EXERCISE AIM
Everything from the first line of the records below through the line containing "(266,152) -- (637,152);" is to be retyped exactly; leave out the rest.

SUPPLIED MATERIAL
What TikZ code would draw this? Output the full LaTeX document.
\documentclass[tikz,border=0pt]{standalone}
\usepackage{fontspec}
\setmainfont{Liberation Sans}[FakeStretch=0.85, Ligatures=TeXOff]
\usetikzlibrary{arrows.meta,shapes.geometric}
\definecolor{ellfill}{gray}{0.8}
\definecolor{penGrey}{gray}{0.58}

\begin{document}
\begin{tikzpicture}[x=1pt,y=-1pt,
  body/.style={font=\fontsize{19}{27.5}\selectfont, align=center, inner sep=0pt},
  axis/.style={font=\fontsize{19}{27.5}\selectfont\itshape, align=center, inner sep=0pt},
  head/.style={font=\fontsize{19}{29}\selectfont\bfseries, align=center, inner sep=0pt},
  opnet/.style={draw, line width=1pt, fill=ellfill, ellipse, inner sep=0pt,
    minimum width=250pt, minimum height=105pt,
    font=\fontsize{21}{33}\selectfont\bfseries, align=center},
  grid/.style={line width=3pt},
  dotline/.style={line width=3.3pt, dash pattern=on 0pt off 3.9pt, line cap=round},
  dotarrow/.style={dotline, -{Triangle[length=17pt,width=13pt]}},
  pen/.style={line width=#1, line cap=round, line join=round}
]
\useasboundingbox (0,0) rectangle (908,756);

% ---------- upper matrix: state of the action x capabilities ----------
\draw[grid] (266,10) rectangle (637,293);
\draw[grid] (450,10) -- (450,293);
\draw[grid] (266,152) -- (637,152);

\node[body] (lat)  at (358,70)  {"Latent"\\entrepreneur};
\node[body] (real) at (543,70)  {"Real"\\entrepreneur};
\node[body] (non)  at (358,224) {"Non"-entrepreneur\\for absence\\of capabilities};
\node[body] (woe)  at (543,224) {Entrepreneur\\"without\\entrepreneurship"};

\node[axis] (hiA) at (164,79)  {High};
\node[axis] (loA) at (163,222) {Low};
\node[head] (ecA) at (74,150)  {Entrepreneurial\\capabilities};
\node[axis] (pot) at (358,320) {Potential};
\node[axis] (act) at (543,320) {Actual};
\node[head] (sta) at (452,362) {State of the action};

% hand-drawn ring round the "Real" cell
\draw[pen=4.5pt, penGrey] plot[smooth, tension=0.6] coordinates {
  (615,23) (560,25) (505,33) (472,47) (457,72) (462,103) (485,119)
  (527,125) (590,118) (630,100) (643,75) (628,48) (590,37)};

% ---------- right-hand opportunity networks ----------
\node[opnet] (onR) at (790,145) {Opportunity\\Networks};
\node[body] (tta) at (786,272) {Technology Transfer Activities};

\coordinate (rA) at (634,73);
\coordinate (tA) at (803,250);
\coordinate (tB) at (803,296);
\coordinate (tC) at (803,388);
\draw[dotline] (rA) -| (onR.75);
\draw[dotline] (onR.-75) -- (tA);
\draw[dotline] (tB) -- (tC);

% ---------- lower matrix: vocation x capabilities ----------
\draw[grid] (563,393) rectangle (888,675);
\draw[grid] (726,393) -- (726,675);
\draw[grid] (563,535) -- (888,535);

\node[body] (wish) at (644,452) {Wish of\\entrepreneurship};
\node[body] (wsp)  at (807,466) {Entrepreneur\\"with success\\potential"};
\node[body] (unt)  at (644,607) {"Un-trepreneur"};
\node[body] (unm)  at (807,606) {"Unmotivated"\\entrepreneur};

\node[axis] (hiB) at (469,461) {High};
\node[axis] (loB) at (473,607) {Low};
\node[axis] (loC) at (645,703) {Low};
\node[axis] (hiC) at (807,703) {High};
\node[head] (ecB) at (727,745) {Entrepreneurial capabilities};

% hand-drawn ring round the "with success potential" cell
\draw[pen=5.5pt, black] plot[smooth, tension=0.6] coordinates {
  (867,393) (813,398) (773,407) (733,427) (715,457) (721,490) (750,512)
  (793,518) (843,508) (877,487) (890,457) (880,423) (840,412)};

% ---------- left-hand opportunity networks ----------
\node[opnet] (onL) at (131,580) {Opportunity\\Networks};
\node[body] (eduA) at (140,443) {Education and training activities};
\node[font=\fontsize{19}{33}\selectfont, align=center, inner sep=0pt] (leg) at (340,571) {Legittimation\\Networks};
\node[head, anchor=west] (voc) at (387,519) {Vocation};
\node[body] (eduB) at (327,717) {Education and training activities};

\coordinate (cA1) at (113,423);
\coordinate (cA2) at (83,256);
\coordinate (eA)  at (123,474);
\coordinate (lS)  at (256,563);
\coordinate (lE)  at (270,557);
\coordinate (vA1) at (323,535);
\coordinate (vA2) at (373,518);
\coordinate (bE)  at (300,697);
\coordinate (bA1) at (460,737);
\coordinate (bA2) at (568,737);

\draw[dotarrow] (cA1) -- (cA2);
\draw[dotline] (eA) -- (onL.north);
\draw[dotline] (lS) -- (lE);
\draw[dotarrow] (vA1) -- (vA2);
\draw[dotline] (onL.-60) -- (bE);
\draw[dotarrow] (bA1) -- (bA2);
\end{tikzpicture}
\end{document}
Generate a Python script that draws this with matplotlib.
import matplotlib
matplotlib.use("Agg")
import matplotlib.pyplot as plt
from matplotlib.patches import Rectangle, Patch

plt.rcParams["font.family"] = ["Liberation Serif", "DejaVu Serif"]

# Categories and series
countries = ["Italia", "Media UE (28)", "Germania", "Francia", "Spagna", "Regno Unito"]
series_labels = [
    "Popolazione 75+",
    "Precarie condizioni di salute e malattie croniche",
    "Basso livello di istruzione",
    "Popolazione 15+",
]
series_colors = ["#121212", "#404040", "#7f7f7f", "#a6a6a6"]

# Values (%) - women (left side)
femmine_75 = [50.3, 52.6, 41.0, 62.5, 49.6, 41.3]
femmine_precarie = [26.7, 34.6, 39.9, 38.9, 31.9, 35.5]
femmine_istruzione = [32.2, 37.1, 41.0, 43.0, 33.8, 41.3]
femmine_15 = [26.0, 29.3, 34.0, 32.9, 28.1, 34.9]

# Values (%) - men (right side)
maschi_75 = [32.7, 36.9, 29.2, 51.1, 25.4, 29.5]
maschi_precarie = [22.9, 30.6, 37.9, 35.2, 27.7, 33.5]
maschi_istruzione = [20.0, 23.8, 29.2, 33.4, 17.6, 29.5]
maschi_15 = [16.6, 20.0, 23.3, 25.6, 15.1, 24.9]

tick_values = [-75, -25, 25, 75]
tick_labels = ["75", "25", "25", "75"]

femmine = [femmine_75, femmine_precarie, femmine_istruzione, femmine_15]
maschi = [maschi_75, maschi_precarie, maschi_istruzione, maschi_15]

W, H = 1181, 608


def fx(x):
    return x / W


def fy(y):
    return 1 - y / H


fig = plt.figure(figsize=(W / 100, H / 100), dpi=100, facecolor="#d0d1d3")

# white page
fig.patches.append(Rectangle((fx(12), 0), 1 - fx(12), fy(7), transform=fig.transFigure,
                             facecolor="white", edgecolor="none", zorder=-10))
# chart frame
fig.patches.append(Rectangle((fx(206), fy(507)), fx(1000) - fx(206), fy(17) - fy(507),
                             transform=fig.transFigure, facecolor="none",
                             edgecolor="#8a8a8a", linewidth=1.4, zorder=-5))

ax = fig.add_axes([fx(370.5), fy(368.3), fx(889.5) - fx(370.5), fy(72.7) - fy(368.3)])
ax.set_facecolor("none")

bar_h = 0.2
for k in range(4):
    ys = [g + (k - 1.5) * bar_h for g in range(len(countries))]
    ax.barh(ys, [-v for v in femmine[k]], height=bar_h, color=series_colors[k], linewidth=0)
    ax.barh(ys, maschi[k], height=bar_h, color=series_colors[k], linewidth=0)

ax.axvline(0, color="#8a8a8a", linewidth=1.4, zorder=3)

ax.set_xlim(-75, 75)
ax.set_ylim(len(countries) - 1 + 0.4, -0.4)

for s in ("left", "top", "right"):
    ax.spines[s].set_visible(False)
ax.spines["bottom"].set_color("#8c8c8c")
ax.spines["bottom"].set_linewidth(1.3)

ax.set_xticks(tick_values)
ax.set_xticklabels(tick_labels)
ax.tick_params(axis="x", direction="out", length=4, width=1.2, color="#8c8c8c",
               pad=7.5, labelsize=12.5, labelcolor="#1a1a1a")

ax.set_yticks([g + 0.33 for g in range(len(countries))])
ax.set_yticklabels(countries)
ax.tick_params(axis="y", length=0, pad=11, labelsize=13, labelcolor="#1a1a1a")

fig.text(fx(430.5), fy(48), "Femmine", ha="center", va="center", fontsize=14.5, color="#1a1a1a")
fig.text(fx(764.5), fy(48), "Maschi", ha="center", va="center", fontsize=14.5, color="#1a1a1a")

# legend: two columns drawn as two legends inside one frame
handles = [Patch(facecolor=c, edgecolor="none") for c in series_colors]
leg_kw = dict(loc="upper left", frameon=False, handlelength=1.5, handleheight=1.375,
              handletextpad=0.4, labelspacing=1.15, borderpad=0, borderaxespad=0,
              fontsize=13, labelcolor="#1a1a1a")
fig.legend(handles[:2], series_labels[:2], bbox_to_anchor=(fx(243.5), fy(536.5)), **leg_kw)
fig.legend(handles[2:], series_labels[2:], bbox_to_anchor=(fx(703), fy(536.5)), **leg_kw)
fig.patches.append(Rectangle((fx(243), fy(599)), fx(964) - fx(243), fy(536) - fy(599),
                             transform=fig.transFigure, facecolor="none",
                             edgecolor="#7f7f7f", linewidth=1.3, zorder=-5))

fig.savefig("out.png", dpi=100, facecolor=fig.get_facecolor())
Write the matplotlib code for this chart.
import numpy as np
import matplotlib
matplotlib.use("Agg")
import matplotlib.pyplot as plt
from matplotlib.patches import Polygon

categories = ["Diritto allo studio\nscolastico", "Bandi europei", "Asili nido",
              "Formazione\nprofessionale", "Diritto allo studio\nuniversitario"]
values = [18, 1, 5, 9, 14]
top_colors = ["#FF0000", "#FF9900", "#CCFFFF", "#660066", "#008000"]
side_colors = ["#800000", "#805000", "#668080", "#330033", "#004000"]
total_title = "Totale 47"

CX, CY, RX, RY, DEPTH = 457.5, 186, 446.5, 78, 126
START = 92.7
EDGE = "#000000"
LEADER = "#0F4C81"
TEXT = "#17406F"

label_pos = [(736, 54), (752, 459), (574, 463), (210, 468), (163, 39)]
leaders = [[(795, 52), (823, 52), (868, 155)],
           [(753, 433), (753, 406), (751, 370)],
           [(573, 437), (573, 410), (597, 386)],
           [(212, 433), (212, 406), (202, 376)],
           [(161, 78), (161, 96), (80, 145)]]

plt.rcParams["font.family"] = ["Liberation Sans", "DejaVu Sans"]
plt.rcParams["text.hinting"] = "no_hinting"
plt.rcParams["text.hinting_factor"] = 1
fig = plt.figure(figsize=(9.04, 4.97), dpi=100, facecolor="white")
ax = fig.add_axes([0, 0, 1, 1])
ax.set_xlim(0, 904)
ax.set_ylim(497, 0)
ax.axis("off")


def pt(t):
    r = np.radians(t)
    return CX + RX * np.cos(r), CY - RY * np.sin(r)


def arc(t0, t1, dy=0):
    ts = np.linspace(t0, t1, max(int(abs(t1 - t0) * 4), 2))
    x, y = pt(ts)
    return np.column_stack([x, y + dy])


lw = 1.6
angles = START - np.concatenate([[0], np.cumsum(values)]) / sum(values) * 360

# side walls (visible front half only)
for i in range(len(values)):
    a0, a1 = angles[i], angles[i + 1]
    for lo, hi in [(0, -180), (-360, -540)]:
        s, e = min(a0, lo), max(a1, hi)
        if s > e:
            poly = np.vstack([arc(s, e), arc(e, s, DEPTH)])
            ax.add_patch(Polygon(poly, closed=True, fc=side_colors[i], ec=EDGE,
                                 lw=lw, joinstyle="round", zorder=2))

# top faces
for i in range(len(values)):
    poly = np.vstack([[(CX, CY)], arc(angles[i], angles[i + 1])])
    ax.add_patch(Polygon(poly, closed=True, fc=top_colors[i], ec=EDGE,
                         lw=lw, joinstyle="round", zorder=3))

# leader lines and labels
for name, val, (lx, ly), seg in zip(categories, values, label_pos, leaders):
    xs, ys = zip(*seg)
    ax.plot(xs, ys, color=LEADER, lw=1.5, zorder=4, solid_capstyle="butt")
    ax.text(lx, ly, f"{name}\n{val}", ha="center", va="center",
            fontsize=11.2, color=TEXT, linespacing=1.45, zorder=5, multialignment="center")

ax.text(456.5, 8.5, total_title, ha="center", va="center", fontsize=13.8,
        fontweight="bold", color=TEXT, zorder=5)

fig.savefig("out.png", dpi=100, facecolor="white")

ANSWER FOR THIS EXERCISE
What TikZ code would draw this? Output the full LaTeX document.
\documentclass[tikz,border=0pt]{standalone}
\usepackage{fontspec}
\setmainfont{Liberation Sans}[FakeStretch=0.85, Ligatures=TeXOff]
\usetikzlibrary{arrows.meta,shapes.geometric}
\definecolor{ellfill}{gray}{0.8}
\definecolor{penGrey}{gray}{0.58}

\begin{document}
\begin{tikzpicture}[x=1pt,y=-1pt,
  body/.style={font=\fontsize{19}{27.5}\selectfont, align=center, inner sep=0pt},
  axis/.style={font=\fontsize{19}{27.5}\selectfont\itshape, align=center, inner sep=0pt},
  head/.style={font=\fontsize{19}{29}\selectfont\bfseries, align=center, inner sep=0pt},
  opnet/.style={draw, line width=1pt, fill=ellfill, ellipse, inner sep=0pt,
    minimum width=250pt, minimum height=105pt,
    font=\fontsize{21}{33}\selectfont\bfseries, align=center},
  grid/.style={line width=3pt},
  dotline/.style={line width=3.3pt, dash pattern=on 0pt off 3.9pt, line cap=round},
  dotarrow/.style={dotline, -{Triangle[length=17pt,width=13pt]}},
  pen/.style={line width=#1, line cap=round, line join=round}
]
\useasboundingbox (0,0) rectangle (908,756);

% ---------- upper matrix: state of the action x capabilities ----------
\draw[grid] (266,10) rectangle (637,293);
\draw[grid] (450,10) -- (450,293);
\draw[grid] (266,152) -- (637,152);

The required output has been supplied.